Se supone que Winston Churchill dijo alguna vez: “El Reino Unido se forma en el orden y Francia en el desorden”. ¡Ojalá y se esté “formando” en el presente “desorden”! Acaba de vivir uno de esos episodios de fiebre tan frecuentes en su historia, que remiten siempre a la toma de la Bastilla, al motín que puede llegar a revolución pero que, muchas veces, se apaga solo, como un incendio… como la quema de toneladas de basura acumuladas en las calles de París por la huelga de los agentes de limpieza. Europa asistió, asombrada, a un estallido social provocado por la voluntad del gobierno de pasar la ley que fijará la edad para jubilarse a los 64 años, en lugar de 62 y obligará a cotizar 43 años en lugar de 41. Hay que saber que, en el resto de Europa, hace años que uno se jubila a los 67 años; así de España, cuando, en 2011, el gobierno socialista subió la edad de jubilación de los 65 a los 67. Después de meses de tensión, de días de huelga general, manifestaciones masivas, con un 70% de los franceses en contra del cambio, la ley decretada por el gobierno (no votada por el parlamento) fue ratificada por el Consejo Constitucional. ¿Punto final? ¡Quién sabe!

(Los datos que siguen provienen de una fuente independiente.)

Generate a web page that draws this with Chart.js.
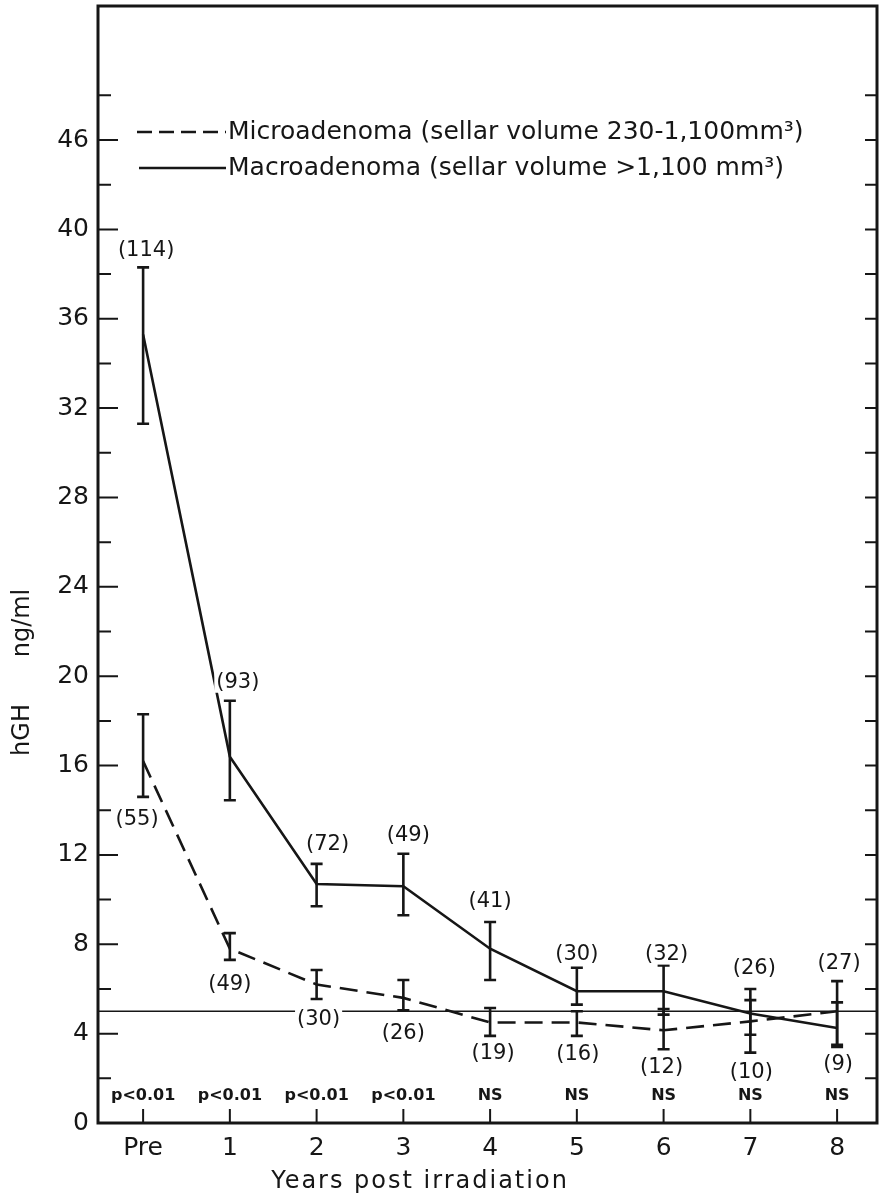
<!DOCTYPE html>
<html><head><meta charset="utf-8">
<script src="https://cdn.jsdelivr.net/npm/chart.js@4.4.1/dist/chart.umd.min.js"></script>
<style>html,body{margin:0;padding:0;background:#fff}#wrap{width:879px;height:1196px}</style>
</head><body><div id="wrap"><canvas id="c" width="879" height="1196"></canvas></div>
<script>
// ---- data ----
const categories = ['Pre','1','2','3','4','5','6','7','8'];
const macroMean  = [35.3, 16.4, 10.7, 10.6, 7.8, 5.9, 5.9, 4.9, 4.25];
const macroUpper = [38.3, 18.9, 11.6, 12.05, 9.0, 6.95, 7.05, 6.0, 6.35];
const macroLower = [31.3, 14.45, 9.7, 9.3, 6.4, 5.3, 4.85, 3.95, 3.5];
const microMean  = [16.2, 7.8, 6.2, 5.6, 4.5, 4.5, 4.15, 4.55, 5.0];
const microUpper = [18.3, 8.5, 6.85, 6.4, 5.15, 5.0, 5.1, 5.5, 5.4];
const microLower = [14.6, 7.3, 5.55, 5.05, 3.9, 3.9, 3.3, 3.15, 3.4];
const macroN = ['(114)','(93)','(72)','(49)','(41)','(30)','(32)','(26)','(27)'];
const microN = ['(55)','(49)','(30)','(26)','(19)','(16)','(12)','(10)','(9)'];
const pValues = ['p<0.01','p<0.01','p<0.01','p<0.01','NS','NS','NS','NS','NS'];
const yTickValues = [0,2,4,6,8,10,12,14,16,18,20,22,24,26,28,30,32,34,36,38,40,42,44,46];
const yTickLabels = {0:'0',4:'4',8:'8',12:'12',16:'16',20:'20',24:'24',28:'28',32:'32',36:'36',40:'40',44:'46'};
const referenceLevel = 5;
const legendLabels = ['Microadenoma (sellar volume 230-1,100mm\u00B3)','Macroadenoma (sellar volume >1,100 mm\u00B3)'];
const xTitle = 'Years post irradiation';
const yTitleParts = ['hGH','ng/ml'];

// ---- style (label offsets in px) ----
const macroLabelDx = [3,8,11,5,0,0,3,4,2];
const macroLabelDy = [-17,-18,-19,-18,-20,-13,-11,-20,-18];
const microLabelDx = [-6,0,2,0,3,1,-2,1,1];
const microLabelDy = [23,25,21,23,18,19,18,20,18];
const INK = '#161616';
const FONT = '"DejaVu Sans", sans-serif';

const toPts = arr => arr.map((v,i)=>({x:i,y:v}));

const decor = {
  id:'decor',
  beforeDatasetsDraw(chart){
    const {ctx, chartArea:a, scales:{y}} = chart;
    ctx.save();
    ctx.strokeStyle = INK; ctx.lineWidth = 1.6;
    const yy = y.getPixelForValue(referenceLevel);
    ctx.beginPath(); ctx.moveTo(a.left, yy); ctx.lineTo(a.right, yy); ctx.stroke();
    ctx.restore();
  },
  afterDatasetsDraw(chart){
    const {ctx, chartArea:a, scales:{x,y}} = chart;
    ctx.save();
    ctx.strokeStyle = INK; ctx.fillStyle = INK; ctx.lineCap='butt';
    // error bars
    const bars = (up, lo) => {
      ctx.lineWidth = 2.6;
      up.forEach((u,i)=>{
        const px = x.getPixelForValue(i);
        const pu = y.getPixelForValue(u), pl = y.getPixelForValue(lo[i]);
        ctx.beginPath();
        ctx.moveTo(px, pu); ctx.lineTo(px, pl);
        ctx.moveTo(px-6, pu); ctx.lineTo(px+6, pu);
        ctx.moveTo(px-6, pl); ctx.lineTo(px+6, pl);
        ctx.stroke();
      });
    };
    bars(macroUpper, macroLower);
    bars(microUpper, microLower);
    // n labels
    ctx.font = '21px ' + FONT; ctx.textAlign='center'; ctx.textBaseline='middle';
    const lab = (txt, cx, cy) => {
      const w = ctx.measureText(txt).width;
      ctx.fillStyle='#fff'; ctx.fillRect(cx-w/2-2, cy-10, w+4, 20);
      ctx.fillStyle=INK; ctx.fillText(txt, cx, cy);
    };
    macroN.forEach((t,i)=>lab(t, x.getPixelForValue(i)+macroLabelDx[i], y.getPixelForValue(macroUpper[i])+macroLabelDy[i]));
    microN.forEach((t,i)=>lab(t, x.getPixelForValue(i)+microLabelDx[i], y.getPixelForValue(microLower[i])+microLabelDy[i]));
    // frame
    ctx.lineWidth = 3;
    ctx.strokeRect(a.left, a.top, a.right-a.left, a.bottom-a.top);
    // y ticks (inward, both sides)
    ctx.lineWidth = 2;
    yTickValues.forEach(v=>{
      const py = y.getPixelForValue(v);
      if (v === 0) return;
      const len = yTickLabels[v] !== undefined ? 20 : 13;
      ctx.beginPath();
      ctx.moveTo(a.left, py); ctx.lineTo(a.left+len, py);
      ctx.moveTo(a.right, py); ctx.lineTo(a.right-12, py);
      ctx.stroke();
    });
    // x ticks (inward)
    categories.forEach((c,i)=>{
      const px = x.getPixelForValue(i);
      ctx.beginPath(); ctx.moveTo(px, a.bottom); ctx.lineTo(px, a.bottom-14); ctx.stroke();
    });
    // p-values
    ctx.font = 'bold 16px ' + FONT; ctx.textAlign='center'; ctx.textBaseline='middle';
    pValues.forEach((t,i)=>ctx.fillText(t, x.getPixelForValue(i), a.bottom-27));
    // legend
    ctx.lineWidth = 2.6;
    ctx.setLineDash([15,7]);
    ctx.beginPath(); ctx.moveTo(137,132); ctx.lineTo(226,132); ctx.stroke();
    ctx.setLineDash([]);
    ctx.beginPath(); ctx.moveTo(139,168); ctx.lineTo(226,168); ctx.stroke();
    ctx.font = '25px ' + FONT; ctx.textAlign='left';
    ctx.fillText(legendLabels[0], 228, 132);
    ctx.fillText(legendLabels[1], 228, 168);
    // x title
    ctx.font = '24px ' + FONT; ctx.textAlign='center';
    ctx.letterSpacing = '2px';
    ctx.fillText(xTitle, 420, 1182);
    ctx.letterSpacing = '0px';
    // y title
    ctx.translate(23, 667); ctx.rotate(-Math.PI/2);
    ctx.font = '24px ' + FONT;
    ctx.fillText(yTitleParts[0], -63, 0);
    ctx.fillText(yTitleParts[1], 44, 0);
    ctx.restore();
  }
};

new Chart(document.getElementById('c'), {
  type:'line',
  data:{datasets:[
    {label:'Macroadenoma', data:toPts(macroMean), borderColor:INK, borderWidth:2.6, pointRadius:0, tension:0, fill:false},
    {label:'Microadenoma', data:toPts(microMean), borderColor:INK, borderWidth:2.6, borderDash:[18,9], pointRadius:0, tension:0, fill:false}
  ]},
  options:{
    responsive:false, animation:false, devicePixelRatio:1,
    layout:{padding:{top:6,right:2,left:0,bottom:0}},
    plugins:{legend:{display:false}, tooltip:{enabled:false}},
    scales:{
      x:{type:'linear', min:-0.52, max:8.46,
        afterBuildTicks(s){ s.ticks = categories.map((c,i)=>({value:i})); },
        afterFit(s){ s.height = 73; s.paddingLeft = 0; s.paddingRight = 0; },
        grid:{display:false, drawTicks:false}, border:{display:false},
        ticks:{callback:v=>categories[v], autoSkip:false, maxRotation:0, padding:10, color:INK, font:{size:25, family:FONT}}
      },
      y:{min:0, max:50,
        afterBuildTicks(s){ s.ticks = yTickValues.map(v=>({value:v})); },
        afterFit(s){ s.width = 98; s.paddingTop = 0; s.paddingBottom = 0; },
        grid:{display:false, drawTicks:false}, border:{display:false},
        ticks:{callback:v=> (yTickLabels[v] !== undefined ? yTickLabels[v] : ''), autoSkip:false, padding:9, color:INK, font:{size:25, family:FONT}}
      }
    }
  },
  plugins:[decor]
});
</script></body></html>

Desde su primera elección, el presidente Macron había anunciado esa reforma; la que impuso ahora es una versión muy edulcorada del proyecto inicial y, sin embargo, le vale el odio de muchos franceses que repiten: “No lo puedo ver ni en pintura”. Ya escribí sobre ese odio visceral contra “Junior”, el “pequeño príncipe brillante”, al cual los manifestantes prometen la guillotina. Es siempre, al grito de “Muera Macron”, una especie de operación Walkiria, pero con un pueblo aparentemente unido para una decapitación bien merecida, bien avalada por todos los medios de comunicación del país. Es el costo de un sistema presidencialista que concentra los poderes como en ningún otro país europeo. La famosa excepción francesa… En el parlamento, la oposición, dominada por la extrema derecha y por un conglomerado de izquierdas anticapitalistas, ha impedido cualquier diálogo que hubiera permitido llegar a un compromiso razonable. Resultado: frente a esas izquierdas que hacen mucho ruido sin pasar de ser un polvo pica-pica, mucha gente espera a la Jefa, Marine Le Pen, la Terminator anunciada.
Las referencias de los analistas son el movimiento de los “Chalecos amarillos” que sacudieron al primer mandato de Macron y también el famoso Mayo de 68. La hija de Raymond Aron, estudiante en aquel entonces, no acepta la comparación: “El 68 era festivo y juvenil; ahora lo que hay es odio”. Ciertamente, y si el 68 estudiantil despertaba las esperanzas de la izquierda, lo de ahora empuja al país a la derecha para mayor gusto de Marine Le Pen.
De manera extraña los grandes problemas de nuestro tiempo, del mundo como de Francia, ni apasionan, ni mueven al “pueblo”: la crisis ambiental, las grandes migraciones, las desigualdades sociales. Tampoco lo que pasa fuera de Francia. Es como si Ucrania no existiese, como si la guerra no estuviese a un lado. ¿Ombliguismo? ¿Inconciencia? ¿Ignorancia? Los franceses parecen creer que viven en una isla, o que el resto del mundo no existe. Jugar a la guerra civil cuando en un año, al lado, 300 mil soldados ucranianos y rusos han muerto o han sido seriamente heridos… Uno tiene ganas de exclamar, parodiando a Asterix: “¡Bien locos estos galos!”.
He oído decir en Paris, por gente de izquierda y por gente de derecha, que hay dos legitimidades, la institucional que es del gobierno, y la de la calle, que es más legítima, que tiene la verdadera legitimidad. La izquierda olvida que esa era la tesis del siniestro Charles Maurras, el fundador antisemita y antirrepublicano de la Acción Francesa, el que saludó la derrota de Francia frente a Hitler como una “divina sorpresa”; él oponía al “país legal” (el gobierno, el parlamento) al “país real”, la calle.
Termino con una frase del admirable alemán, amigo de Marx y de la Francia, Heinrich Heine: “Sin embargo, ¡Viva Francia!, esa Penélope perseverante que hace y deshace cada día su tela”.